Contributions to HSA Not Excludable From Income Tax Under State Law: Benefits Alerts: Hitesman & Wold, P.A. News & Events

Alerts

January 19, 2005

Contributions to HSA Not Excludable From Income Tax Under State Law

State and Federal Law Changes in 2004: Impact on Public Sector Programs

In addition to the many changes generally impacting all employers (e.g., change in definition of dependent, health savings accounts (HSAs), COBRA regulatory changes), several changes to and developments in the law in 2004 are particularly important for Minnesota public sector employers.

Retiree Coverage: Availability & Who Pays

Case Summary. This past year, the Minnesota Court of Appeals resolved a long-standing issue regarding a governmental entity’s payment for bargained retiree coverage. In Norman v. Housing and Redevelopment Authority of Chisholm, the Court of Appeals generally ruled that governmental entities may contract to pay for such coverage beyond the duration of the collective bargaining agreement in effect at the time of retirement.

Retiree health coverage is governed by two Minnesota statutes. Section 179A.20, subd. 2a prohibits governmental entities from obligating themselves to pay retiree health benefits beyond the duration of the collective bargaining agreement in effect at the time of retirement. Section 471.61, subd. 2b (a/k/a Chapter 488) addresses the availability of continuation coverage for retirees and how the cost of such coverage may be determined. In contrast to Section 179A.20, Section 471.61 recognizes a governmental entity’s ability to contract to pay for the retiree continuation coverage.

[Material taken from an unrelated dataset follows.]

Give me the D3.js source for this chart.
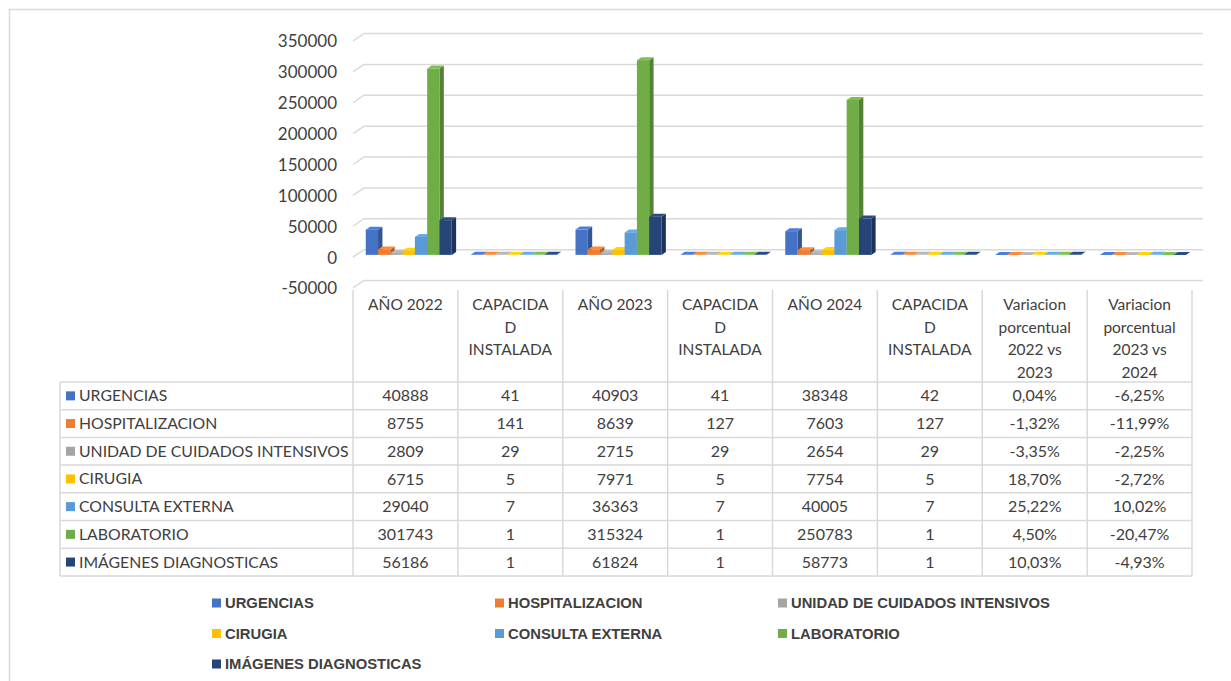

In the Norman case, the applicable collective bargaining agreement at the time of the employee’s retirement provided that the City’s health reimbursement arrangement (HRA) would pay retiree’s health insurance premiums indefinitely. Subsequently, the collective bargaining agreement expired and the HRA ceased paying the retiree’s premiums, relying upon Section 179A.20, subd. 2a. The Court of Appeals determined that Section 471.61, subd. 2b prevailed over Section 179A.20, subd. 2a and that the City could and did contract to fund the retiree’s health coverage indefinitely.

Other Impacts. The fact, clarified by Norman, that a governmental entity may agree to fund a retiree’s health coverage indefinitely has an impact on the governmental entity’s GASB OPEB liability. To the extent the governmental entity does not fund its obligation to pay such benefits with a trust, but instead pays for such benefits as they become due, GASB OPEB Statements 43 and 45 will require the unfunded future liability to be disclosed in the governmental entity’s financial statements.

Suggestions. As a result of this case, we recommend governmental employers review the language of their collective bargaining agreements to identify problems similar to the one in the Norman case. To the extent such agreements provide indefinite funding of retiree health benefits, under Norman, the employer will be required to provide that funding despite the expiration of the collective bargaining agreement. If the employer does not wish to undertake such an obligation, collective bargaining agreements should be drafted carefully to indicate the length of the employer’s commitment to provide such funding.

Retiree-Only HRAs

Note: PLRs may be relied upon only by the taxpayer requesting the ruling. Nevertheless, this PLR confirms the position of the IRS on retiree-only HRAs.

During the last week of 2004, the IRS released a private letter ruling (PLR) approving a retiree-only HRA. The plan approved by the PLR was a plan established for the purpose of reimbursing only medical expenses that were incurred after retirement or other termination of employment. No benefits were payable during the employee’s employment with the employer. Although the IRS had previously indicated indirectly that retiree-only HRAs were allowed (in guidance on health savings accounts), this is the first IRS guidance specifically approving such a plan.

The ruling is also noteworthy because the IRS made a point of commenting about the issue of death benefits. The IRS stated: “Moreover, we are specifically not ruling on whether contributions, coverage, and payments or reimbursements will be excludable from gross income under §§106 and 105 if any amounts may be provided under the Plan to anyone other than [employees] and the spouses and dependents of [employees] or the surviving spouses and dependents of [employees].” This statement by the IRS is unusual because the plan did not provide amounts to anyone other than employees and their spouses and dependents. Therefore, the comment on death benefits was unnecessary. We read the inclusion of this statement to be an acknowledgement by the IRS that the issue of death benefits is a concern of employers about which guidance is needed. However, until such guidance is issued, there is no authority for allowing access to an HRA account by a designated beneficiary other than the employee’s spouse and dependents.